Treatment: To dismantle this archetype, organizations must identify and isolate root cause issues from symptoms. Discipline is critical to stabilize, prioritize, and optimize projects within constraints, while root causes are addressed. In the case of the consumer brand, the root cause was a lack of consumer centricity, exacerbated by excessive decision-makers (8) and a lack of project prioritization.
Archetype Two: Shifted Burden
Situation: At a software technology company multiple sources confidentially shared concerns with HR regarding product quality and a growing backlog of bugs and defects (technical debt). Tech debt was near 18,000 and worsening. Evidence suggested ‘tech debt’ was affecting customer willingness to invest in additional products, including an email from a client’s Chief Medical Officer to the company CEO informing him the client was going back to pen and paper for documentation because product quality was so poor.
To remediate this, HR was pressured to accelerate the hiring of developers and testers, resulting in 157 new hires and a payroll increase of $15M within 6 months. OD was directed to analyze the quality situation and provide recommendations.

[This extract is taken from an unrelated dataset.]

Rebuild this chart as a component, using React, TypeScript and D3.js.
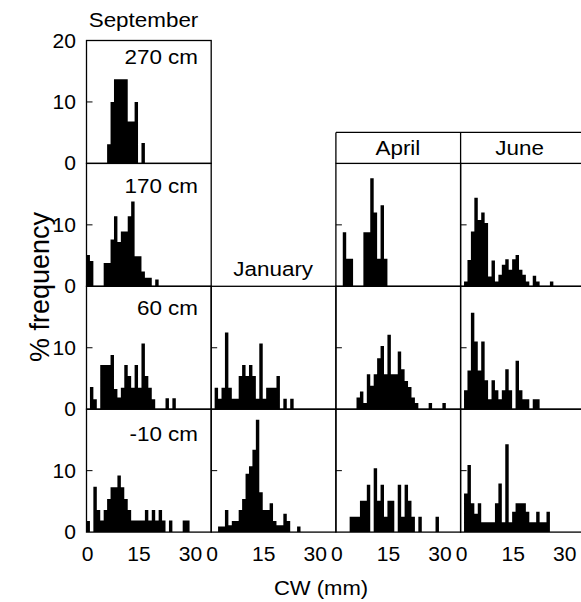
import React from 'react';
import * as d3 from 'd3';

// ---- data (percent frequency per 1-mm carapace-width bin, starting at 0 mm) ----
const months = ['September', 'January', 'April', 'June'];
const depths = ['270 cm', '170 cm', '60 cm', '-10 cm'];
const xTicks = [0, 15, 30];
const yTicksTop = [0, 10, 20];
const yTicks = [0, 10];

const sep270 = [0, 0, 0, 0, 0, 0, 3.1, 10, 13.7, 13.7, 13.7, 13.7, 6.8, 6.8, 10, 0, 3.3];
const sep170 = [5.1, 4.1, 0, 0, 0, 3.8, 3.8, 7.6, 11.4, 7.2, 8.9, 8.9, 11.4, 13.8, 4.9, 4.9, 2.4, 1.4, 1.4, 0, 1.1];
const sep60 = [0, 3.6, 1.6, 0, 7.2, 7.2, 7.2, 8.8, 3.3, 1.9, 3.5, 7.2, 5.4, 3.5, 7.2, 3.5, 10.7, 5.4, 3.5, 1.6, 0, 0, 0, 1.8, 0, 1.8];
const sepM10 = [1.8, 0, 7.4, 3.6, 1.9, 3.6, 5.4, 7.3, 7.3, 9.2, 7.3, 5.4, 3.6, 1.9, 1.9, 1.9, 1.9, 3.6, 1.9, 3.6, 1.9, 3.6, 1.9, 0, 1.9, 0, 0, 0, 1.9, 1.9];
const jan60 = [0, 3.5, 1.7, 3.5, 12.5, 3.5, 1.7, 1.7, 5.4, 7.2, 5.4, 7.2, 5.4, 1.7, 10.7, 1.7, 3.5, 3.5, 3.5, 5.4, 0, 1.7, 0, 1.7];
const janM10 = [0, 0, 0.9, 0.9, 3.6, 1.1, 1.8, 1.8, 3.6, 5.4, 9.5, 10.7, 13.4, 18.3, 6.5, 3.6, 3.6, 4.7, 1.8, 1.1, 1.1, 3.0, 1.8, 0, 0, 0.9];
const apr170 = [0, 0, 8.8, 4.5, 4.5, 0, 0, 0, 8.8, 8.8, 17.6, 12.0, 4.5, 13.2, 4.5];
const apr60 = [0, 0, 0, 0, 0, 0, 1.9, 2.9, 1.0, 5.7, 3.8, 5.7, 8.3, 10.3, 5.7, 12.1, 5.7, 5.7, 9.4, 6.5, 4.6, 3.6, 1.9, 1.0, 0, 0, 0, 1.0, 0, 0, 0, 1.0];
const aprM10 = [0, 0, 0, 0, 2.5, 2.5, 2.5, 5.1, 5.1, 7.7, 0, 10.4, 5.1, 7.7, 2.5, 5.1, 5.1, 0, 7.7, 2.5, 7.7, 5.1, 2.5, 0, 2.5, 0, 0, 0, 0, 2.5];
const jun170 = [0, 0.8, 4.3, 8.9, 14.4, 10.8, 12.0, 10.3, 1.6, 4.2, 0.8, 1.9, 3.5, 4.4, 2.7, 4.4, 5.1, 2.7, 1.9, 0.8, 0, 1.7, 0.8, 0, 0, 0, 0.8];
const jun60 = [0, 3.1, 6.3, 15.7, 11.0, 6.3, 11.0, 4.7, 1.6, 4.7, 3.1, 1.6, 3.1, 6.5, 3.1, 0, 7.9, 3.1, 1.6, 1.6, 0, 1.6, 1.6];
const junM10 = [0, 6.3, 10.9, 4.7, 3.0, 4.7, 1.6, 1.6, 1.6, 1.6, 4.7, 7.9, 1.6, 14.3, 1.6, 3.3, 4.7, 4.7, 4.7, 3.3, 1.6, 1.6, 3.3, 1.6, 1.6, 3.3];

const panels = [
  { col: 0, row: 0, values: sep270 },
  { col: 0, row: 1, values: sep170 },
  { col: 0, row: 2, values: sep60 },
  { col: 0, row: 3, values: sepM10 },
  { col: 1, row: 2, values: jan60 },
  { col: 1, row: 3, values: janM10 },
  { col: 2, row: 1, values: apr170 },
  { col: 2, row: 2, values: apr60 },
  { col: 2, row: 3, values: aprM10 },
  { col: 3, row: 1, values: jun170 },
  { col: 3, row: 2, values: jun60 },
  { col: 3, row: 3, values: junM10 },
];

// ---- layout ----
const W = 581, H = 602;
const COL0 = 86.5, COLW = 124.7;
const ROW0 = 40.5, ROWH = 122.9;
const XMAX = 36.3;
const FONT = "'Liberation Sans', Arial, Helvetica, sans-serif";
const SX = 1.15; // horizontal stretch of the lettering in the reference
const depthBase = [23.5, 30, 28.5, 31.5];

const colLeft = (c: number) => COL0 + c * COLW;
const rowTop = (r: number) => ROW0 + r * ROWH;

function Txt({ x, y, size, anchor = 'middle', rotate = 0, sx = SX, children }: any) {
  const tr = rotate
    ? `translate(${x},${y}) rotate(${rotate})`
    : `translate(${x},${y}) scale(${sx},1)`;
  return (
    <text transform={tr} fontSize={size} textAnchor={anchor} fill="#000" fontFamily={FONT}>
      {children}
    </text>
  );
}

export default function App() {
  const xs = [0, 1, 2, 3].map((c) =>
    d3.scaleLinear().domain([0, XMAX]).range([colLeft(c), colLeft(c) + COLW])
  );
  const ys = [0, 1, 2, 3].map((r) =>
    d3.scaleLinear().domain([0, 20]).range([rowTop(r) + ROWH, rowTop(r)])
  );

  return (
    <svg width={W} height={H} style={{ position: 'absolute', left: 0, top: 0, background: '#fff' }}>
      <rect x={0} y={0} width={W} height={H} fill="#fff" />
      {/* histograms: one stepped area per panel */}
      {panels.map((p, i) => {
        const x = xs[p.col];
        const y = ys[p.row];
        const pts: [number, number][] = p.values.map((v, k) => [k, v]);
        pts.push([p.values.length, 0]);
        const area = d3
          .area<[number, number]>()
          .x((d) => x(d[0]))
          .y0(y(0))
          .y1((d) => y(d[1]))
          .curve(d3.curveStepAfter);
        return <path key={'b' + i} d={area(pts) || ''} fill="#000" />;
      })}
      {/* panel frames */}
      {panels.map((p, i) => {
        const x = xs[p.col];
        const y = ys[p.row];
        return (
          <g key={'f' + i}>
            <rect x={x(0)} y={y(20)} width={x(XMAX) - x(0)} height={y(0) - y(20)} fill="none" stroke="#000" strokeWidth={1.3} />
            <line x1={x(0)} x2={x(0) + 6} y1={y(10)} y2={y(10)} stroke="#000" strokeWidth={1} />
          </g>
        );
      })}
      {/* April / June header strip */}
      <line x1={colLeft(2)} x2={W} y1={rowTop(1) - 31} y2={rowTop(1) - 31} stroke="#000" strokeWidth={1.3} />
      <line x1={colLeft(2)} x2={colLeft(2)} y1={rowTop(1) - 31} y2={rowTop(1)} stroke="#000" strokeWidth={1.3} />
      <line x1={colLeft(3)} x2={colLeft(3)} y1={rowTop(1) - 31} y2={rowTop(1)} stroke="#000" strokeWidth={1.3} />

      {/* column titles */}
      <Txt x={colLeft(0) + 57} y={27} size={19.5}>{months[0]}</Txt>
      <Txt x={colLeft(1) + 62} y={276} size={19.5}>{months[1]}</Txt>
      <Txt x={colLeft(2) + 62} y={155} size={19.5}>{months[2]}</Txt>
      <Txt x={colLeft(3) + 59} y={155} size={19.5}>{months[3]}</Txt>

      {/* depth labels */}
      {depths.map((d, r) => (
        <Txt key={d} x={198} y={rowTop(r) + depthBase[r]} size={19.5} anchor="end">{d}</Txt>
      ))}

      {/* y tick labels */}
      {[0, 1, 2, 3].map((r) =>
        (r === 0 ? yTicksTop : yTicks).map((t) => (
          <Txt key={r + '-' + t} x={76} y={ys[r](t) + 7} size={19.5} anchor="end" sx={1.08}>{String(t)}</Txt>
        ))
      )}

      {/* x tick labels */}
      {[0, 1, 2, 3].map((c) =>
        xTicks.map((t) => (
          <Txt key={c + '-' + t} x={xs[c](t) + 1} y={561} size={19.5} sx={1.08}>{String(t)}</Txt>
        ))
      )}

      {/* axis titles */}
      <Txt x={49} y={287} size={27} rotate={-90}>% frequency</Txt>
      <Txt x={321} y={595} size={21} sx={1.05}>CW (mm)</Txt>
    </svg>
  );
}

Diagnosis: With the Shifted Burden archetype - the quiet handmaiden of others - an organization attempts to solve a ‘problem’ by developing solutions for the symptoms. The human tendency is to assume the proximity of cause and effect. In fact, cause and effect often do not co-exist in time and space (non-spaciotemporality). Accordingly, the focus is shifted to addressing known symptoms. The trap is sprung. The burden is now shifted from the problem and its originator to symptoms and those who own experience them.

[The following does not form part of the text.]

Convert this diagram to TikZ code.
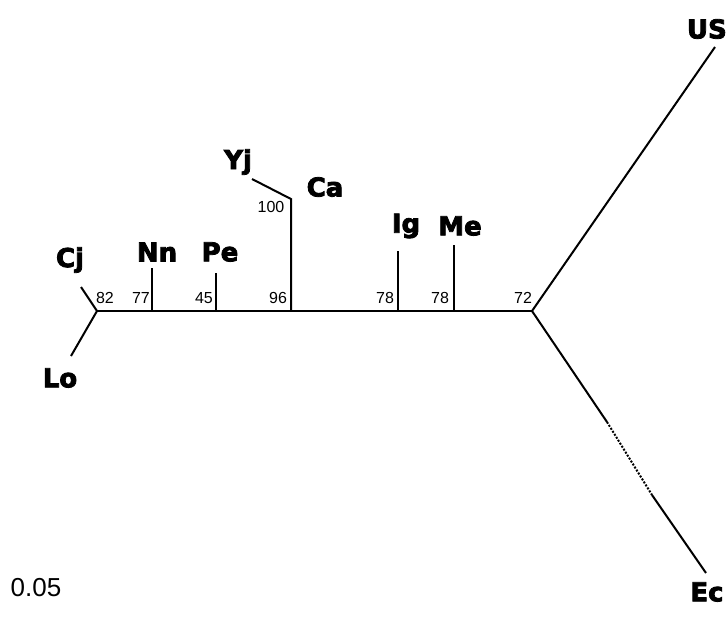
\documentclass[tikz,border=0pt]{standalone}
\usepackage{fontspec}
\newfontfamily\labfont{DejaVu Sans Bold}[FakeBold=3]
\newfontfamily\numfont{Liberation Sans}
\begin{document}
\begin{tikzpicture}[x=1pt,y=-1pt,
  branch/.style={line width=2pt,line cap=butt},
  taxon/.style={font=\labfont\fontsize{26}{26}\selectfont,inner sep=0pt},
  supp/.style={font=\numfont\fontsize{16}{16}\selectfont,inner sep=0pt},
  scalelab/.style={font=\numfont\fontsize{26}{26}\selectfont,inner sep=0pt}]
\useasboundingbox (0,0) rectangle (728,621);
% internal nodes
\coordinate (jL) at (97,311);
\coordinate (jNn) at (152,311);
\coordinate (jPe) at (216,311);
\coordinate (jCa) at (291,311);
\coordinate (jYj) at (291,199);
\coordinate (jIg) at (398,311);
\coordinate (jMe) at (454,311);
\coordinate (jR) at (532,311);
% leaves
\coordinate (tCj) at (81,287);
\coordinate (tLo) at (71,356);
\coordinate (tNn) at (152,268);
\coordinate (tPe) at (216,273);
\coordinate (tYj) at (252,179);
\coordinate (tIg) at (398,251);
\coordinate (tMe) at (454,245);
\coordinate (tUS) at (715,47);
\coordinate (dA) at (607,422);
\coordinate (dB) at (652,495);
\coordinate (tEc) at (706,573);
% branches
\draw[branch] (tCj) -- (jL) -- (tLo);
\draw[branch] (jL) -- (jNn) -- (jPe) -- (jCa) -- (jIg) -- (jMe) -- (jR);
\draw[branch] (jNn) -- (tNn);
\draw[branch] (jPe) -- (tPe);
\draw[branch] (jCa) -- (jYj) -- (tYj);
\draw[branch] (jIg) -- (tIg);
\draw[branch] (jMe) -- (tMe);
\draw[branch] (jR) -- (tUS);
\draw[branch] (jR) -- (dA);
\draw[line width=2pt,dash pattern=on 2pt off 1.5pt] (dA) -- (dB);
\draw[branch] (dB) -- (tEc);
% taxon labels
\node[taxon] (lCj) at (70,260) {Cj};
\node[taxon] (lLo) at (60,378) {Lo};
\node[taxon] (lNn) at (157,252) {Nn};
\node[taxon] (lPe) at (220,252) {Pe};
\node[taxon] (lYj) at (238,162) {Yj};
\node[taxon] (lCa) at (325,187) {Ca};
\node[taxon] (lIg) at (406,226) {Ig};
\node[taxon] (lMe) at (460,226) {Me};
\node[taxon,anchor=east] (lUS) at (727,29) {US};
\node[taxon] (lEc) at (707,592) {Ec};
% support values
\node[supp] (s82) at (105,298) {82};
\node[supp] (s77) at (141,298) {77};
\node[supp] (s45) at (204,298) {45};
\node[supp] (s96) at (278,298) {96};
\node[supp] (s100) at (271,207) {100};
\node[supp] (s78a) at (385,298) {78};
\node[supp] (s78b) at (440,298) {78};
\node[supp] (s72) at (523,298) {72};
% scale
\node[scalelab] (sc) at (36,588) {0.05};
\end{tikzpicture}
\end{document}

The genesis of poor product quality and high-tech debt had nothing to do with engineers and testers. It was Sales who were incentivized to do “as much as you can, as fast as you can.” Accordingly, Sales sold product functionality and customization that did not exist with unrealistic delivery times. Quality was sacrificed to meet release dates. The hiring of additional engineers unbalanced the developer-to-tester ratio, overwhelming testers. The product was insufficiently or not tested at all, leading to implementation problems and increasing backlog. Poor quality and customer dissatisfaction were never the problems but rather the indicators that a problem existed.

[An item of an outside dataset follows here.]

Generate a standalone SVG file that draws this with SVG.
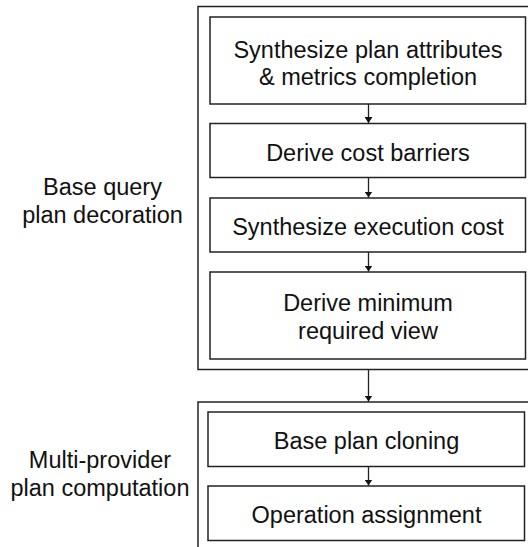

More than any other function, HR bears the burden of resolving issues of employee engagement, increasing turnover, and declining morale. These are not problems. They are dashboard lights indicative of a problem.
Treatment: The most effective solution is to isolate the root cause and shift focus from symptoms to the problem. In this case, Tech should be directly involved in client discussions to ensure that desired functionality and delivery are feasible.
Strategies for HR
1. Increase HRBP and OD understanding of system dynamics and archetypal forms
2. Upskill HRBPs in data analytics and execution forensics
3. Train HRBPs and business leads in Deviation Analysis to monitor expected results against actual
Today’s operating environments are increasingly volatile, complex, and simply unmatched in their rate of change. Socio-political unrest and an epidemic have distracted organizations and cannibalized their ability to manage cognitive complexities. Leaders have become overly dependent on unsophisticated HR teams to triage businesses’ self-inflicted wounds.
Leaders often report feeling alone with their problems. The nefarious nature of archetypes is their power to remain unseen and unchecked. You are never alone. You have uninvited guests with you.